In article <24244@shemp.CS.UCLA.EDU> pierce@cs.ucla.edu (Brad Pierce) writes:
$In article <8905241845.AA02829@zohar> jar@zurich.ai.mit.edu writes:
$>It doesn't make sense to specify that the object to be returned should
$>be unspecified.  It seems to me that if some specific object is to be
$>specified, then it should be a specific object, not an unspecific one.
$>Besides, if we specify what object should be returned, then that
$>object will no longer be unspecified.
$When a procedure is applied to valid input and the result is unspecified,
$valuable information is lost.  I am suggesting removing the possibility of
$leaving unspecified the result of valid procedure applications. I am also
$suggesting that there be a special object which represents the important
$information which is currently discarded. Practical benefits aside, I 
$simply find it aesthetically unpleasant to pass around values which have no
$information content, when an alternative approach is possible.

The above (Brad's posting, not jar's) goes against the principle of
orthogonality in Scheme's choice of primitives and core syntax. Let me
see if I can explain the violation in a "few" words. 
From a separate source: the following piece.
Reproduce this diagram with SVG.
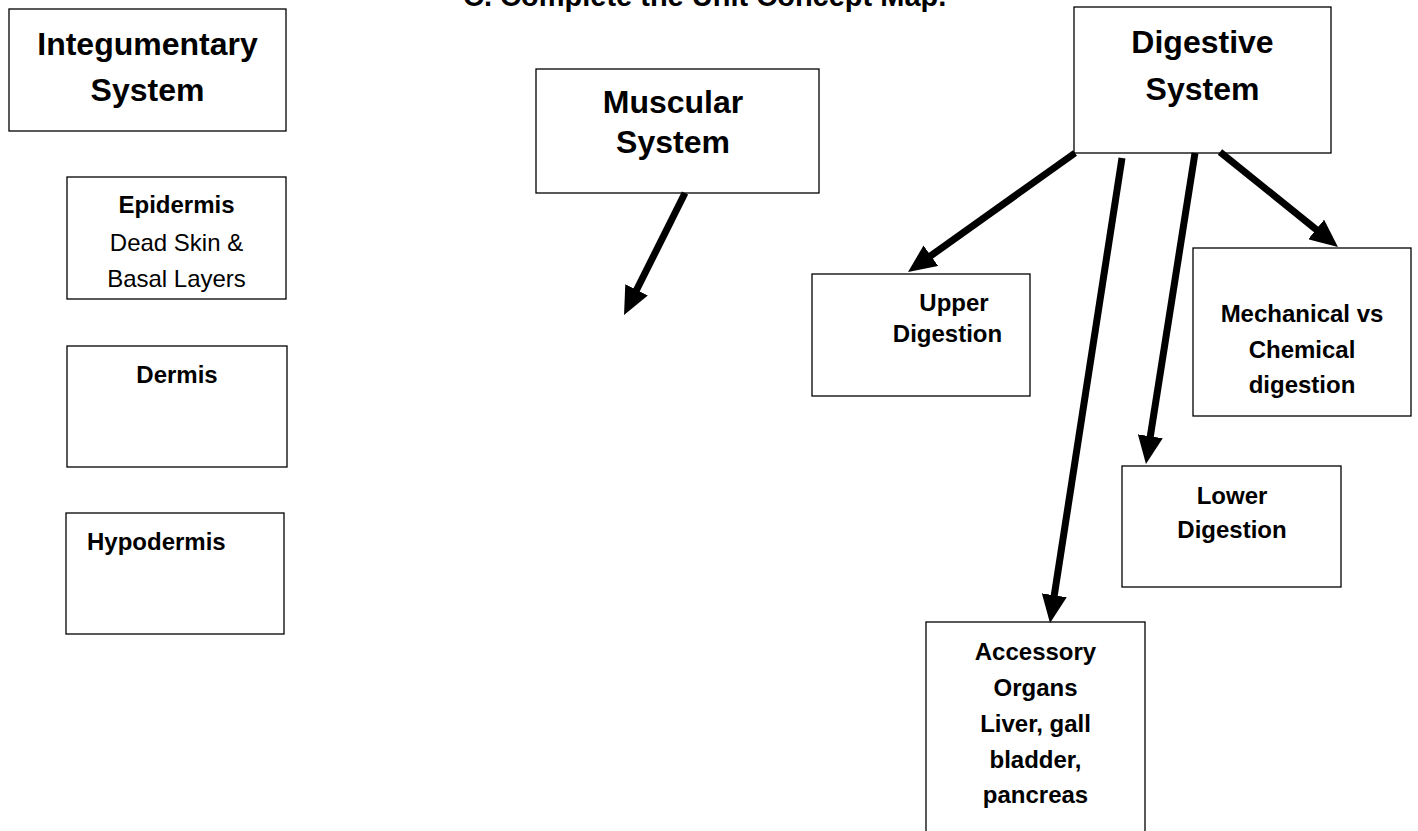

Each expression in Scheme returns a value, since Scheme is an
expression-oriented language. However the reason behind a primitive
procedure or a core syntax may not always be manifested in the value
produced by an expression using this primitive procedure or core
syntax. Some of these primitives may be there for producing
side-effects, e.g., set! or print. (Expressions using these primitives
are usually called "commands" in other languages.) The main point of
these primitives being the side-effect, it is not fair to burden them
with any responsibility other than their main goal. Ergo, they are
free to return an unspecified object.

The reason why Standards specify "unspecifiedness" (this is not
necessarily oxymoronic) is that they don't want someone to write
programs making use of the value returned by these command-type
primitives. Such a program is making use of a coincidental and totally
ad hoc (i.e., one with no semantic(s) underpinning) piece of
information, and as such, very likely requires rewriting.

(BTW, I don't understand how "specifying" the "unspecified-object"
facilitates debugging, as has been claimed by two posters.)

It may be that the gulfs will wash us down;
It may be we shall touch the Happy Isles.